La convergencia entre crimen y terrorismo no implica una fusión, sino una cooperación. Este equilibrio de intereses ha creado un ecosistema ilícito que sustituye al Estado en la provisión de seguridad y recursos, debilitando la gobernanza y perpetuando la inestabilidad.
Esa articulación económica-política produce una simbiosis: los grupos armados obtienen recursos y control territorial, mientras que las redes criminales logran acceso seguro a la materia prima y a canales de internacionalización; por su parte, el Estado queda desplazado en la provisión de seguridad y regulación. En términos prácticos, el resultado es una estructura criminal que opera como plataforma de financiación y logística para la violencia.

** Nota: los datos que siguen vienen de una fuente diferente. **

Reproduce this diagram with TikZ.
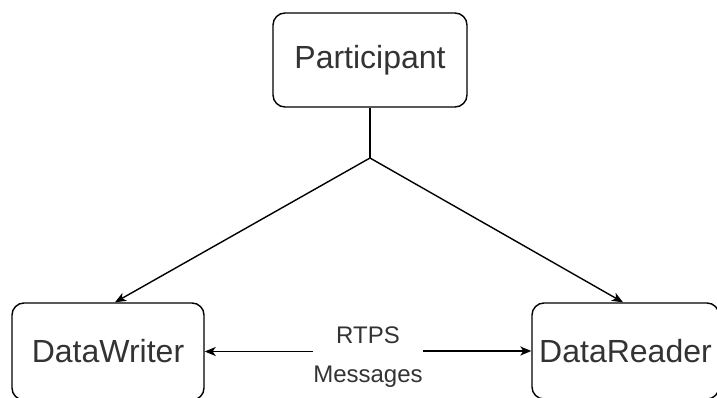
\documentclass[tikz,border=0pt]{standalone}
\usepackage{fontspec}
\setmainfont{Liberation Sans}
\usetikzlibrary{arrows.meta,calc}
\definecolor{txt}{HTML}{333333}
\tikzset{
  box/.style={draw=black, line width=1.4pt, rounded corners=12pt, fill=white, text=txt,
    font=\fontsize{32}{38}\selectfont, inner sep=0pt},
  conn/.style={draw=black, line width=1.4pt},
  arr/.style={conn, -{Stealth[length=11pt,width=9pt,inset=3pt]}},
  lbl/.style={text=txt, font=\fontsize{24}{39}\selectfont, align=center, inner sep=0pt}
}
\begin{document}
\begin{tikzpicture}[x=1pt,y=-1pt]
\useasboundingbox (0,0) rectangle (717,398);
\begin{scope}
\clip (0,0) rectangle (717,398);
\node[box, minimum width=194pt, minimum height=94pt] (p) at (370,60) {Participant};
\node[box, minimum width=192pt, minimum height=97pt] (dw) at (108,351.5) {DataWriter};
\node[box, minimum width=187pt, minimum height=96pt] (dr) at (625.5,351) {DataReader};
\node[lbl] (m) at (368,357) {RTPS\\Messages};
\coordinate (j) at (370,158);
\draw[conn] (p.south) -- (j);
\draw[arr] (j) -- ([xshift=7pt]dw.north);
\draw[arr] (j) -- ([xshift=-2.5pt]dr.north);
\draw[arr] (m.west |- dw.east) -- (dw.east);
\draw[arr] (m.east |- dr.west) -- (dr.west);
\end{scope}
\end{tikzpicture}
\end{document}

El fenómeno, asimismo, tiene importantes repercusiones geopolíticas. El Sahel se perfila como una región de gran interés para poderes externos, entre ellos la Unión Europea, Rusia y China, en el marco de la competencia por recursos estratégicos y la transición energética. Esto fortalece la conversión de los recursos naturales en instrumentos de control y dependencia, convirtiendo el oro en un medio de influencia a nivel internacional.
Superar el problema mediante la cooperación
Más allá del Sahel, este fenómeno refleja una transformación estructural del crimen internacional: su creciente integración en los flujos globales de comercio y finanzas. El oro ilegal circula dentro del sistema económico mundial. En esta línea, el Sahel funciona como un laboratorio para el nuevo crimen global, en el que los recursos naturales reemplazan a las armas y las drogas como fuente de poder.
El único modo de romper el ciclo en el que los recursos naturales del Sahel alimentan la violencia, en lugar de garantizar la paz, es a través de una acción conjunta que integre transparencia, seguridad y desarrollo. Esta acción común podría combinar a los gobiernos de la región, las organizaciones continentales (como la Unión Africana) y las diversas organizaciones internacionales, comenzando por la ONU, con atención a la opinión de comunidades locales.
Esta cooperación debería ayudar a la trazabilidad del oro mediante sistemas transparentes, la actuación de fuerzas conjuntas y coordinadas que pudieran restablecer y asegurar la seguridad en la región, y la promoción de economías alternativas que ayuden al desarrollo de las comunidades y reduzcan así la dependencia de la minería ilícita. Solo de esta forma puede debilitarse la convergencia entre la economía ilícita, redes criminales y grupos yihadistas que actualmente persisten en el Sahel.